#### Data provided ####
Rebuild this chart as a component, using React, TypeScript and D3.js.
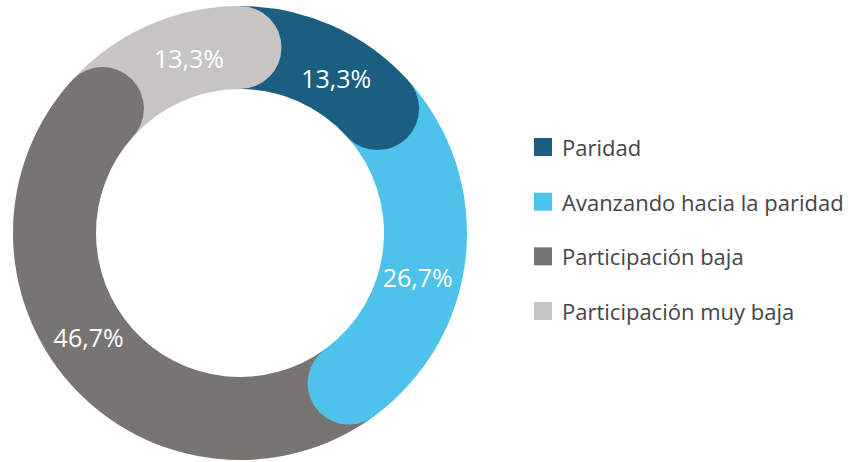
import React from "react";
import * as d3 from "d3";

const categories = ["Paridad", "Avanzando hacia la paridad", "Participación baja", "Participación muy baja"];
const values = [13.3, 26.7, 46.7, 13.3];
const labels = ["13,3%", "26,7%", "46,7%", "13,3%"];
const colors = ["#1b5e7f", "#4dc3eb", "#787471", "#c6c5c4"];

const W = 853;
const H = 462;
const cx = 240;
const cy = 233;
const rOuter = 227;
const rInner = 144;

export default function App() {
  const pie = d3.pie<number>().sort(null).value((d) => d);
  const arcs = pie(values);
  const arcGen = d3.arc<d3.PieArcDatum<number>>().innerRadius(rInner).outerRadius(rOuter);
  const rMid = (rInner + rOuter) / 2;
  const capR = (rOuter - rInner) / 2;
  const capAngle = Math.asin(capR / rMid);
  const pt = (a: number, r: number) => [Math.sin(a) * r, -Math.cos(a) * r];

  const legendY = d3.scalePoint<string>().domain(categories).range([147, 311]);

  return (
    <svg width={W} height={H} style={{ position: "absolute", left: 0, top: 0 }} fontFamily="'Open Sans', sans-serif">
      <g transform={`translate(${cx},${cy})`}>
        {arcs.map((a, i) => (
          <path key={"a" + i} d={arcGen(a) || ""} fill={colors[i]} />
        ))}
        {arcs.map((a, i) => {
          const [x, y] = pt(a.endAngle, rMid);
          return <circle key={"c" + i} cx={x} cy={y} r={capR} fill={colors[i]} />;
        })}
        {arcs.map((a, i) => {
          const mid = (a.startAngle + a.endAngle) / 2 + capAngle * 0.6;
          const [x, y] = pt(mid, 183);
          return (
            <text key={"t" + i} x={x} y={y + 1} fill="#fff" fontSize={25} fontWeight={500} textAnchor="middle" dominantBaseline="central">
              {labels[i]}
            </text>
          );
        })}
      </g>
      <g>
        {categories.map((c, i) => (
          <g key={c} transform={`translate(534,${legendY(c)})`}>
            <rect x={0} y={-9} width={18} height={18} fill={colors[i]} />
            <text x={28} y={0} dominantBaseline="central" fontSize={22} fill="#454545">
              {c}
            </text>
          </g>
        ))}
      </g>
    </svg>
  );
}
####
[Required work] Transcribe all the lines above exactly, apart from the pictures.

[Output]
Rebuild this chart as a component, using React, TypeScript and D3.js.
import React from "react";
import * as d3 from "d3";

const categories = ["Paridad", "Avanzando hacia la paridad", "Participación baja", "Participación muy baja"];
const values = [13.3, 26.7, 46.7, 13.3];
const labels = ["13,3%", "26,7%", "46,7%", "13,3%"];
const colors = ["#1b5e7f", "#4dc3eb", "#787471", "#c6c5c4"];

const W = 853;
const H = 462;
const cx = 240;
const cy = 233;
const rOuter = 227;
const rInner = 144;

export default function App() {
  const pie = d3.pie<number>().sort(null).value((d) => d);
  const arcs = pie(values);
  const arcGen = d3.arc<d3.PieArcDatum<number>>().innerRadius(rInner).outerRadius(rOuter);
  const rMid = (rInner + rOuter) / 2;
  const capR = (rOuter - rInner) / 2;
  const capAngle = Math.asin(capR / rMid);
  const pt = (a: number, r: number) => [Math.sin(a) * r, -Math.cos(a) * r];

  const legendY = d3.scalePoint<string>().domain(categories).range([147, 311]);

  return (
    <svg width={W} height={H} style={{ position: "absolute", left: 0, top: 0 }} fontFamily="'Open Sans', sans-serif">
      <g transform={`translate(${cx},${cy})`}>
        {arcs.map((a, i) => (
          <path key={"a" + i} d={arcGen(a) || ""} fill={colors[i]} />
        ))}
        {arcs.map((a, i) => {
          const [x, y] = pt(a.endAngle, rMid);
          return <circle key={"c" + i} cx={x} cy={y} r={capR} fill={colors[i]} />;
        })}
        {arcs.map((a, i) => {
          const mid = (a.startAngle + a.endAngle) / 2 + capAngle * 0.6;
          const [x, y] = pt(mid, 183);
          return (
            <text key={"t" + i} x={x} y={y + 1} fill="#fff" fontSize={25} fontWeight={500} textAnchor="middle" dominantBaseline="central">
              {labels[i]}
            </text>
          );
        })}
      </g>
      <g>
        {categories.map((c, i) => (
          <g key={c} transform={`translate(534,${legendY(c)})`}>
            <rect x={0} y={-9} width={18} height={18} fill={colors[i]} />
            <text x={28} y={0} dominantBaseline="central" fontSize={22} fill="#454545">
              {c}
            </text>
          </g>
        ))}
      </g>
    </svg>
  );
}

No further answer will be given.